If I am proud of my performance in one aspect of life, but it's only a little while longer until I start to wish I had something more- something "better". The thought process is usually like this: Sure, I got accepted into my dream university, but why can't I be prettier, funnier, take better pictures, be a better friend, have a better personality, be more organized, do my makeup better, read my Bible more, be a better driver... THE LIST COULD GO ON AND ON, and it's a vicious cycle.
I can literally make myself sick thinking of all that I'm not. But that's when God steps in. He tells me "Bailee, there will always be something else. You're looking for perfection in all the wrong places." Which, of course, is so true. God's good at stopping me in my tracks with words that cut straight to soul.
When caught in comparison, I have to stop myself and remind myself that God has created me uniquely. There is no one exactly like Bailee Chavez. Not even my twin sister is exactly like me in every single way. And the same is true for you.

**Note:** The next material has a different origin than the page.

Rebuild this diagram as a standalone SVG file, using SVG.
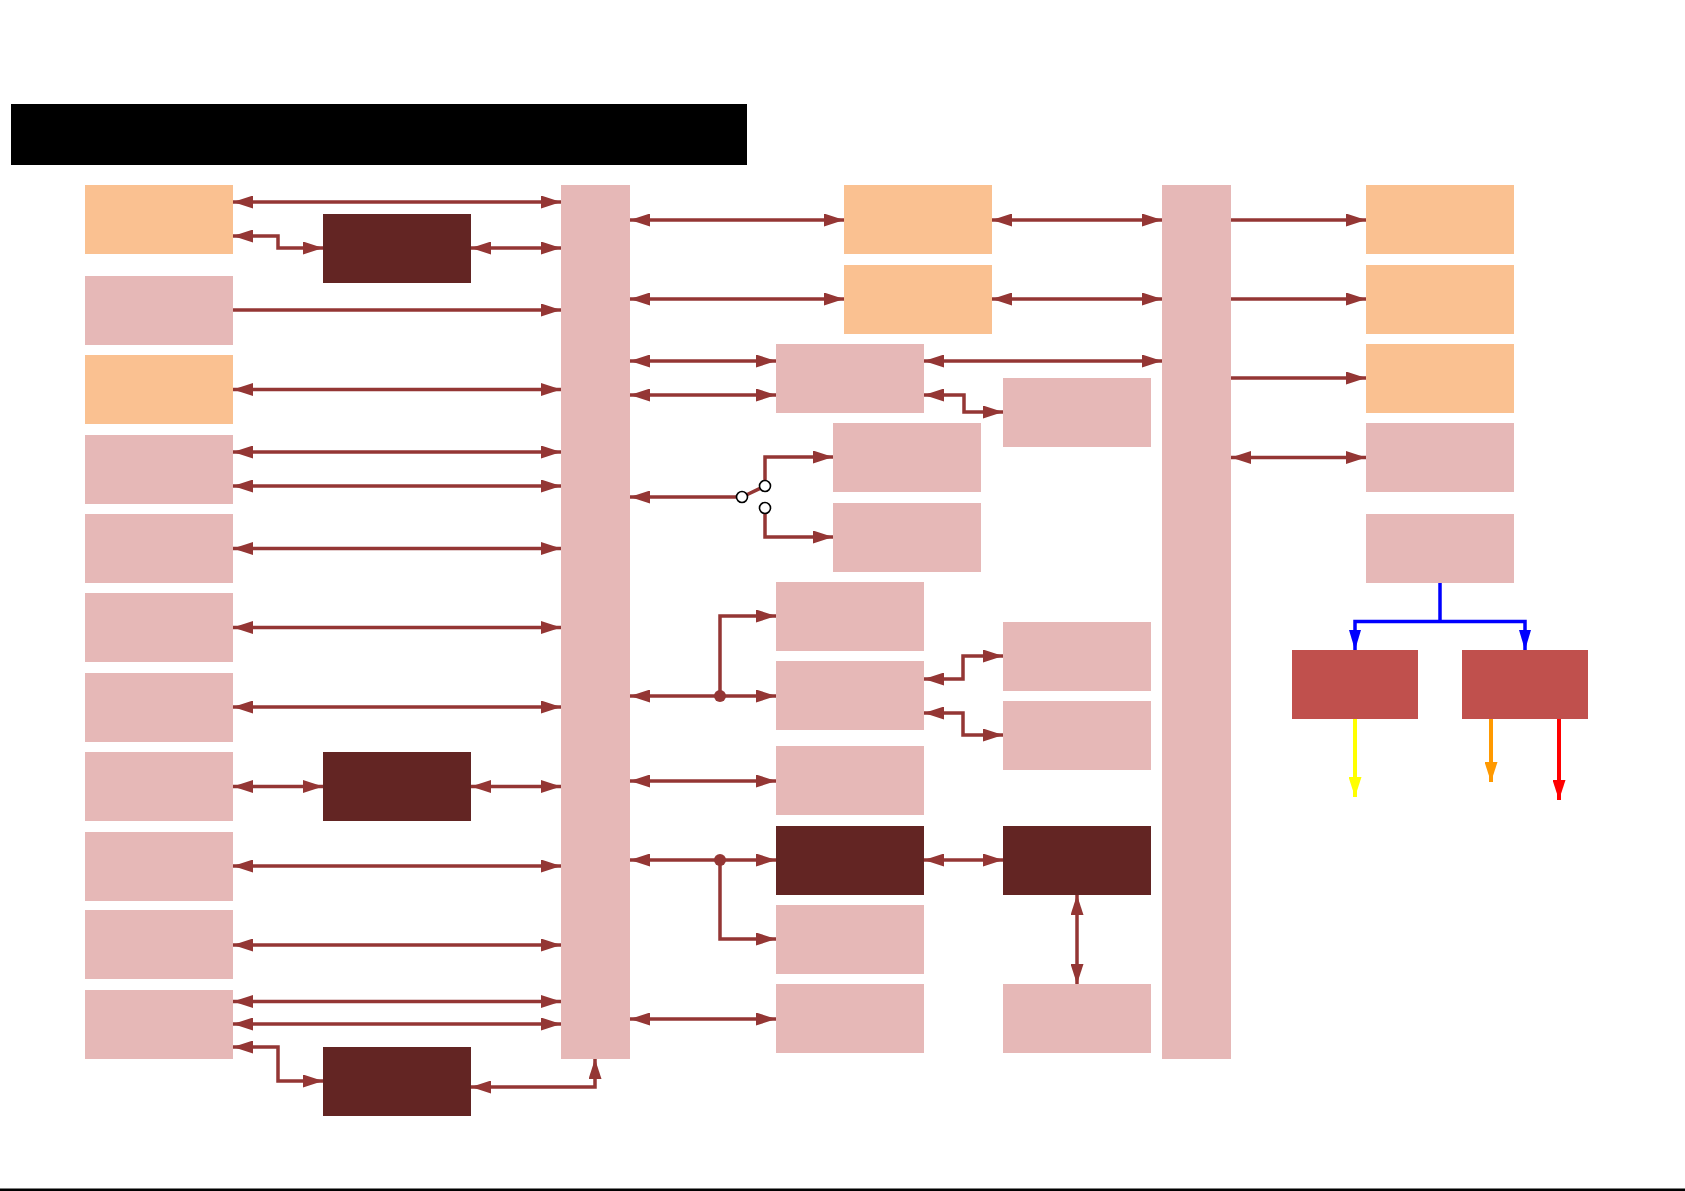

I think there is something really special about being uniquely you. I think there is so much power in embracing your strengths, flaws, and insecurities because those are what make you YOU. Your strengths allow you to do what you do best, and your flaws + insecurities allow you to rely on the grace of God and empathize with others in the fact that we are all HUMAN.
Perfect people wouldn't be interesting anyways. The coolest people I know share their struggles in a way that helps people relate to them. They show how their imperfections give them strength, and they embrace their own personal gifts and talents with all that they have.
I shared a quote the other day that said this "Confidence is not walking into a room thinking that you're better than everyone. It's walking into a room and not having to compare yourself at all." How freeing! Comparison is inevitable, but when it does happen we are free to remind ourselves that there is no person on this Earth who we have to measure up to. The only person who's lifestyle we should spend energy imitating is Jesus's.
Romans 12:3 (NIV) For by the grace given me I say to every one of you: Do not think of yourself more highly than you ought, but rather think of yourself with sober judgment, in accordance with the faith God has distributed to each of you.
Jesus is the one who gives and takes away. The person beside you may be blessed with incredible gifts, BUT SO ARE YOU. Please take the time to invest in those gifts. Stop searching for validation by looking to your left and right because you won't find it. Or actually, maybe you will. But it won't last. You'll never be perfect at everything. Luckily, God's power is made perfect in our weaknesses.
2 Corinthians 12:9 (NIV)
But he said to me, “My grace is sufficient for you, for my power is made perfect in weakness.” Therefore I will boast all the more gladly about my weaknesses, so that Christ’s power may rest on me.
Well, that's pretty much all I have to say for my first blog post. Maybe you've already heard this a million times. Maybe it's a new concept. Either way, I hope you take it to heart. We're in this together. Love y'all! Thanks for being here!